All of the material should be reproduced exactly, with pictures left out.

::: DATASET CONTENT :::

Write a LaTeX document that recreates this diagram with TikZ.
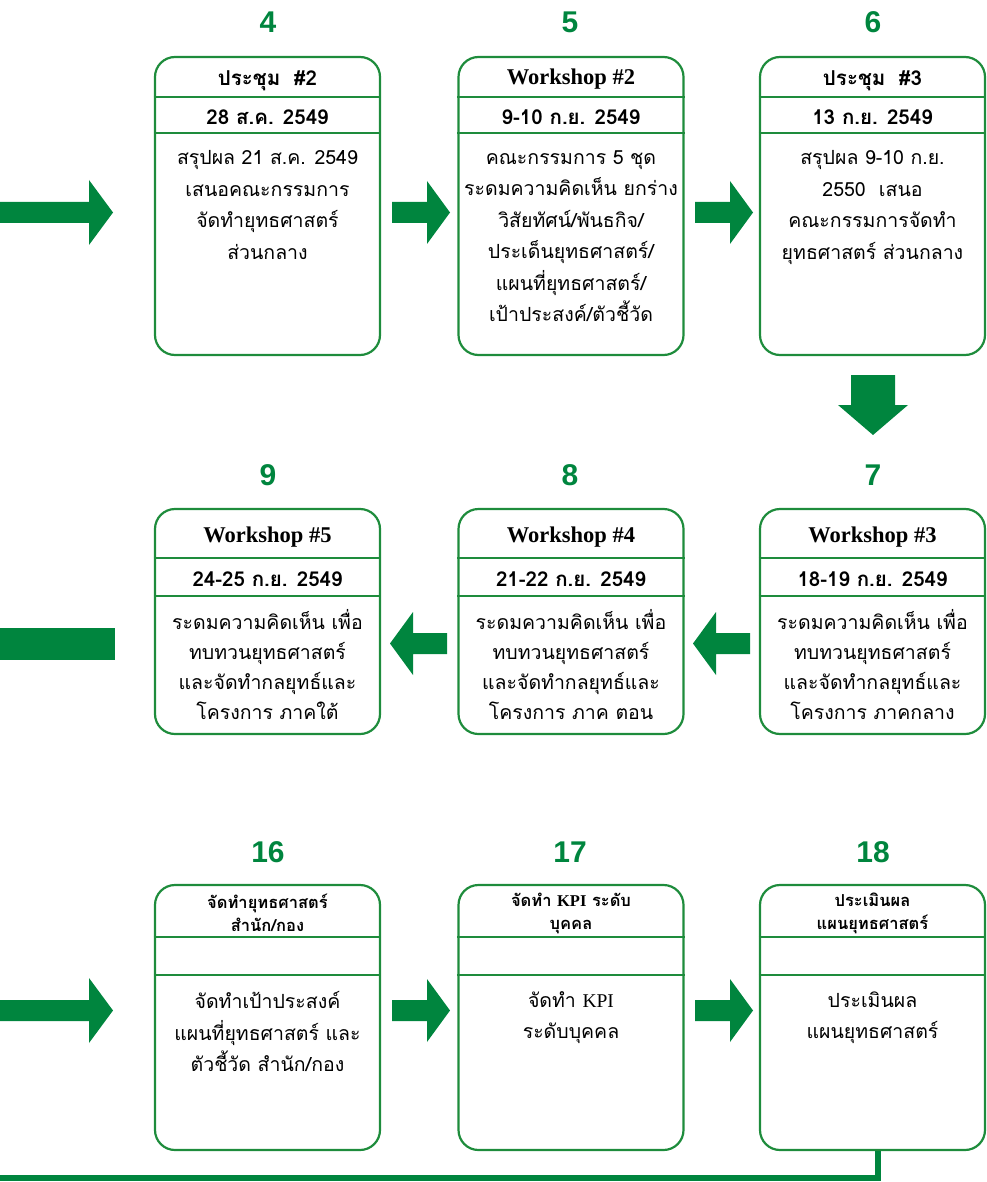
\documentclass[tikz,border=0pt]{standalone}
\usepackage{fontspec}
\setmainfont{Liberation Serif}
\newfontfamily\thai[Script=Thai]{Loma}
\newfontfamily\numfont{Liberation Sans}
\usetikzlibrary{positioning}
\definecolor{ggreen}{RGB}{0,133,62}
\definecolor{bgreen}{RGB}{30,140,60}
\tikzset{
  boxframe/.style={draw=bgreen, line width=2.2pt, rounded corners=20pt, minimum width=225pt, inner sep=0pt},
  sepline/.style={draw=bgreen, line width=2.2pt},
  stepnum/.style={text=ggreen, font=\numfont\bfseries\fontsize{30}{30}\selectfont},
  headtxt/.style={font=\thai\bfseries\fontsize{20.5}{24}\selectfont, align=center},
  headlat/.style={font=\bfseries\fontsize{22.5}{26}\selectfont, align=center},
  headsmall/.style={font=\thai\bfseries\fontsize{16.5}{23}\selectfont, align=center},
  bodytxt/.style={font=\thai\fontsize{19.5}{31.5}\selectfont, align=center, anchor=north},
  bodytight/.style={bodytxt, font=\thai\fontsize{19.5}{30}\selectfont},
  arrowfill/.style={fill=ggreen},
}
\begin{document}
\begin{tikzpicture}[x=1pt,y=-1pt]
\useasboundingbox (0,0) rectangle (986,1182);

% ---------- Row 1 ----------
\foreach \nm/\cx in {b4/267.5, b5/571, b6/872.5}{
  \node[boxframe, minimum height=298pt] (\nm) at (\cx,206) {};
  \draw[sepline] (\nm.west |- 0,97) -- (\nm.east |- 0,97);
  \draw[sepline] (\nm.west |- 0,133) -- (\nm.east |- 0,133);
}
\node[stepnum] (n4) at (268,22) {4};
\node[stepnum] (n5) at (570,22) {5};
\node[stepnum] (n6) at (873,22) {6};

\node[headtxt] (h4) at (267.5,81) {ประชุม\ \ \#2};
\node[headtxt] (d4) at (267.5,117) {28 ส.ค. 2549};
\node[bodytxt] (t4) at (267.5,147) {สรุปผล 21 ส.ค. 2549\\เสนอคณะกรรมการ\\จัดทำยุทธศาสตร์\\ส่วนกลาง};

\node[headlat] (h5) at (571,79) {Workshop \#2};
\node[headtxt] (d5) at (571,117) {9-10 ก.ย. 2549};
\node[bodytxt] (t5) at (571,147) {คณะกรรมการ 5 ชุด\\ระดมความคิดเห็น ยกร่าง\\วิสัยทัศน์/พันธกิจ/\\ประเด็นยุทธศาสตร์/\\แผนที่ยุทธศาสตร์/\\เป้าประสงค์/ตัวชี้วัด};

\node[headtxt] (h6) at (872.5,81) {ประชุม\ \ \#3};
\node[headtxt] (d6) at (872.5,117) {13 ก.ย. 2549};
\node[bodytxt] (t6) at (872.5,147) {สรุปผล 9-10 ก.ย.\\2550\ \ เสนอ\\คณะกรรมการจัดทำ\\ยุทธศาสตร์ ส่วนกลาง};

% row 1 arrows
\fill[arrowfill] (0,202) -- (89,202) -- (89,180) -- (113,212.5) -- (89,245) -- (89,223) -- (0,223) -- cycle;
\fill[arrowfill] (392,202) -- (427,202) -- (427,181) -- (450,212.5) -- (427,244) -- (427,223) -- (392,223) -- cycle;
\fill[arrowfill] (695,202) -- (730,202) -- (730,181) -- (753,212.5) -- (730,244) -- (730,223) -- (695,223) -- cycle;

% down arrow
\fill[arrowfill] (851,375) -- (895,375) -- (895,405) -- (908,405) -- (873,435) -- (838,405) -- (851,405) -- cycle;

% ---------- Row 2 ----------
\foreach \nm/\cx in {b9/267.5, b8/571, b7/872.5}{
  \node[boxframe, minimum height=225pt] (\nm) at (\cx,621.5) {};
  \draw[sepline] (\nm.west |- 0,558) -- (\nm.east |- 0,558);
  \draw[sepline] (\nm.west |- 0,596) -- (\nm.east |- 0,596);
}
\node[stepnum] (n9) at (268,475) {9};
\node[stepnum] (n8) at (570,475) {8};
\node[stepnum] (n7) at (873,475) {7};

\node[headlat] (h9) at (267.5,537) {Workshop \#5};
\node[headtxt] (d9) at (267.5,579) {24-25 ก.ย. 2549};
\node[bodytight] (t9) at (267.5,606) {ระดมความคิดเห็น เพื่อ\\ทบทวนยุทธศาสตร์\\และจัดทำกลยุทธ์และ\\โครงการ ภาคใต้};

\node[headlat] (h8) at (571,537) {Workshop \#4};
\node[headtxt] (d8) at (571,579) {21-22 ก.ย. 2549};
\node[bodytight] (t8) at (571,606) {ระดมความคิดเห็น เพื่อ\\ทบทวนยุทธศาสตร์\\และจัดทำกลยุทธ์และ\\โครงการ ภาค ตอน};

\node[headlat] (h7) at (872.5,537) {Workshop \#3};
\node[headtxt] (d7) at (872.5,579) {18-19 ก.ย. 2549};
\node[bodytight] (t7) at (872.5,606) {ระดมความคิดเห็น เพื่อ\\ทบทวนยุทธศาสตร์\\และจัดทำกลยุทธ์และ\\โครงการ ภาคกลาง};

% row 2 arrows (leftward)
\fill[arrowfill] (0,628) rectangle (115,660);
\fill[arrowfill] (447,633) -- (413,633) -- (413,612) -- (390,643.5) -- (413,675) -- (413,654) -- (447,654) -- cycle;
\fill[arrowfill] (750,633) -- (716,633) -- (716,612) -- (693,643.5) -- (716,675) -- (716,654) -- (750,654) -- cycle;

% ---------- Row 3 ----------
\foreach \nm/\cx in {b16/267.5, b17/571, b18/872.5}{
  \node[boxframe, minimum height=265pt] (\nm) at (\cx,1017.5) {};
  \draw[sepline] (\nm.west |- 0,937) -- (\nm.east |- 0,937);
  \draw[sepline] (\nm.west |- 0,975) -- (\nm.east |- 0,975);
}
\node[stepnum] (n16) at (268,852) {16};
\node[stepnum] (n17) at (570,852) {17};
\node[stepnum] (n18) at (873,852) {18};

\node[headsmall] (h16) at (267.5,913) {จัดทำยุทธศาสตร์\\สำนัก/กอง};
\node[bodytxt] (t16) at (267.5,988) {จัดทำเป้าประสงค์\\แผนที่ยุทธศาสตร์ และ\\ตัวชี้วัด สำนัก/กอง};

\node[headsmall] (h17) at (571,913) {จัดทำ {\rmfamily KPI} ระดับ\\บุคคล};
\node[bodytxt] (t17) at (571,988) {จัดทำ {\rmfamily\mdseries KPI}\\ระดับบุคคล};

\node[headsmall] (h18) at (872.5,913) {ประเมินผล\\แผนยุทธศาสตร์};
\node[bodytxt] (t18) at (872.5,988) {ประเมินผล\\แผนยุทธศาสตร์};

% row 3 arrows
\fill[arrowfill] (0,1000) -- (89,1000) -- (89,978) -- (113,1010.5) -- (89,1043) -- (89,1021) -- (0,1021) -- cycle;
\fill[arrowfill] (392,1000) -- (427,1000) -- (427,979) -- (450,1010.5) -- (427,1042) -- (427,1021) -- (392,1021) -- cycle;
\fill[arrowfill] (695,1000) -- (730,1000) -- (730,979) -- (753,1010.5) -- (730,1042) -- (730,1021) -- (695,1021) -- cycle;

% bottom return connector
\coordinate (endL) at (0,1178);
\draw[draw=ggreen, line width=6pt] (b18.south -| 878,0) -- (878,1178) -- (endL);
\end{tikzpicture}
\end{document}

:::

RESPONSE>
Write a LaTeX document that recreates this diagram with TikZ.
\documentclass[tikz,border=0pt]{standalone}
\usepackage{fontspec}
\setmainfont{Liberation Serif}
\newfontfamily\thai[Script=Thai]{Loma}
\newfontfamily\numfont{Liberation Sans}
\usetikzlibrary{positioning}
\definecolor{ggreen}{RGB}{0,133,62}
\definecolor{bgreen}{RGB}{30,140,60}
\tikzset{
  boxframe/.style={draw=bgreen, line width=2.2pt, rounded corners=20pt, minimum width=225pt, inner sep=0pt},
  sepline/.style={draw=bgreen, line width=2.2pt},
  stepnum/.style={text=ggreen, font=\numfont\bfseries\fontsize{30}{30}\selectfont},
  headtxt/.style={font=\thai\bfseries\fontsize{20.5}{24}\selectfont, align=center},
  headlat/.style={font=\bfseries\fontsize{22.5}{26}\selectfont, align=center},
  headsmall/.style={font=\thai\bfseries\fontsize{16.5}{23}\selectfont, align=center},
  bodytxt/.style={font=\thai\fontsize{19.5}{31.5}\selectfont, align=center, anchor=north},
  bodytight/.style={bodytxt, font=\thai\fontsize{19.5}{30}\selectfont},
  arrowfill/.style={fill=ggreen},
}
\begin{document}
\begin{tikzpicture}[x=1pt,y=-1pt]
\useasboundingbox (0,0) rectangle (986,1182);

% ---------- Row 1 ----------
\foreach \nm/\cx in {b4/267.5, b5/571, b6/872.5}{
  \node[boxframe, minimum height=298pt] (\nm) at (\cx,206) {};
  \draw[sepline] (\nm.west |- 0,97) -- (\nm.east |- 0,97);
  \draw[sepline] (\nm.west |- 0,133) -- (\nm.east |- 0,133);
}
\node[stepnum] (n4) at (268,22) {4};
\node[stepnum] (n5) at (570,22) {5};
\node[stepnum] (n6) at (873,22) {6};

\node[headtxt] (h4) at (267.5,81) {ประชุม\ \ \#2};
\node[headtxt] (d4) at (267.5,117) {28 ส.ค. 2549};
\node[bodytxt] (t4) at (267.5,147) {สรุปผล 21 ส.ค. 2549\\เสนอคณะกรรมการ\\จัดทำยุทธศาสตร์\\ส่วนกลาง};

\node[headlat] (h5) at (571,79) {Workshop \#2};
\node[headtxt] (d5) at (571,117) {9-10 ก.ย. 2549};
\node[bodytxt] (t5) at (571,147) {คณะกรรมการ 5 ชุด\\ระดมความคิดเห็น ยกร่าง\\วิสัยทัศน์/พันธกิจ/\\ประเด็นยุทธศาสตร์/\\แผนที่ยุทธศาสตร์/\\เป้าประสงค์/ตัวชี้วัด};

\node[headtxt] (h6) at (872.5,81) {ประชุม\ \ \#3};
\node[headtxt] (d6) at (872.5,117) {13 ก.ย. 2549};
\node[bodytxt] (t6) at (872.5,147) {สรุปผล 9-10 ก.ย.\\2550\ \ เสนอ\\คณะกรรมการจัดทำ\\ยุทธศาสตร์ ส่วนกลาง};

% row 1 arrows
\fill[arrowfill] (0,202) -- (89,202) -- (89,180) -- (113,212.5) -- (89,245) -- (89,223) -- (0,223) -- cycle;
\fill[arrowfill] (392,202) -- (427,202) -- (427,181) -- (450,212.5) -- (427,244) -- (427,223) -- (392,223) -- cycle;
\fill[arrowfill] (695,202) -- (730,202) -- (730,181) -- (753,212.5) -- (730,244) -- (730,223) -- (695,223) -- cycle;

% down arrow
\fill[arrowfill] (851,375) -- (895,375) -- (895,405) -- (908,405) -- (873,435) -- (838,405) -- (851,405) -- cycle;

% ---------- Row 2 ----------
\foreach \nm/\cx in {b9/267.5, b8/571, b7/872.5}{
  \node[boxframe, minimum height=225pt] (\nm) at (\cx,621.5) {};
  \draw[sepline] (\nm.west |- 0,558) -- (\nm.east |- 0,558);
  \draw[sepline] (\nm.west |- 0,596) -- (\nm.east |- 0,596);
}
\node[stepnum] (n9) at (268,475) {9};
\node[stepnum] (n8) at (570,475) {8};
\node[stepnum] (n7) at (873,475) {7};

\node[headlat] (h9) at (267.5,537) {Workshop \#5};
\node[headtxt] (d9) at (267.5,579) {24-25 ก.ย. 2549};
\node[bodytight] (t9) at (267.5,606) {ระดมความคิดเห็น เพื่อ\\ทบทวนยุทธศาสตร์\\และจัดทำกลยุทธ์และ\\โครงการ ภาคใต้};

\node[headlat] (h8) at (571,537) {Workshop \#4};
\node[headtxt] (d8) at (571,579) {21-22 ก.ย. 2549};
\node[bodytight] (t8) at (571,606) {ระดมความคิดเห็น เพื่อ\\ทบทวนยุทธศาสตร์\\และจัดทำกลยุทธ์และ\\โครงการ ภาค ตอน};

\node[headlat] (h7) at (872.5,537) {Workshop \#3};
\node[headtxt] (d7) at (872.5,579) {18-19 ก.ย. 2549};
\node[bodytight] (t7) at (872.5,606) {ระดมความคิดเห็น เพื่อ\\ทบทวนยุทธศาสตร์\\และจัดทำกลยุทธ์และ\\โครงการ ภาคกลาง};

% row 2 arrows (leftward)
\fill[arrowfill] (0,628) rectangle (115,660);
\fill[arrowfill] (447,633) -- (413,633) -- (413,612) -- (390,643.5) -- (413,675) -- (413,654) -- (447,654) -- cycle;
\fill[arrowfill] (750,633) -- (716,633) -- (716,612) -- (693,643.5) -- (716,675) -- (716,654) -- (750,654) -- cycle;

% ---------- Row 3 ----------
\foreach \nm/\cx in {b16/267.5, b17/571, b18/872.5}{
  \node[boxframe, minimum height=265pt] (\nm) at (\cx,1017.5) {};
  \draw[sepline] (\nm.west |- 0,937) -- (\nm.east |- 0,937);
  \draw[sepline] (\nm.west |- 0,975) -- (\nm.east |- 0,975);
}
\node[stepnum] (n16) at (268,852) {16};
\node[stepnum] (n17) at (570,852) {17};
\node[stepnum] (n18) at (873,852) {18};

\node[headsmall] (h16) at (267.5,913) {จัดทำยุทธศาสตร์\\สำนัก/กอง};
\node[bodytxt] (t16) at (267.5,988) {จัดทำเป้าประสงค์\\แผนที่ยุทธศาสตร์ และ\\ตัวชี้วัด สำนัก/กอง};

\node[headsmall] (h17) at (571,913) {จัดทำ {\rmfamily KPI} ระดับ\\บุคคล};
\node[bodytxt] (t17) at (571,988) {จัดทำ {\rmfamily\mdseries KPI}\\ระดับบุคคล};

\node[headsmall] (h18) at (872.5,913) {ประเมินผล\\แผนยุทธศาสตร์};
\node[bodytxt] (t18) at (872.5,988) {ประเมินผล\\แผนยุทธศาสตร์};

% row 3 arrows
\fill[arrowfill] (0,1000) -- (89,1000) -- (89,978) -- (113,1010.5) -- (89,1043) -- (89,1021) -- (0,1021) -- cycle;
\fill[arrowfill] (392,1000) -- (427,1000) -- (427,979) -- (450,1010.5) -- (427,1042) -- (427,1021) -- (392,1021) -- cycle;
\fill[arrowfill] (695,1000) -- (730,1000) -- (730,979) -- (753,1010.5) -- (730,1042) -- (730,1021) -- (695,1021) -- cycle;

% bottom return connector
\coordinate (endL) at (0,1178);
\draw[draw=ggreen, line width=6pt] (b18.south -| 878,0) -- (878,1178) -- (endL);
\end{tikzpicture}
\end{document}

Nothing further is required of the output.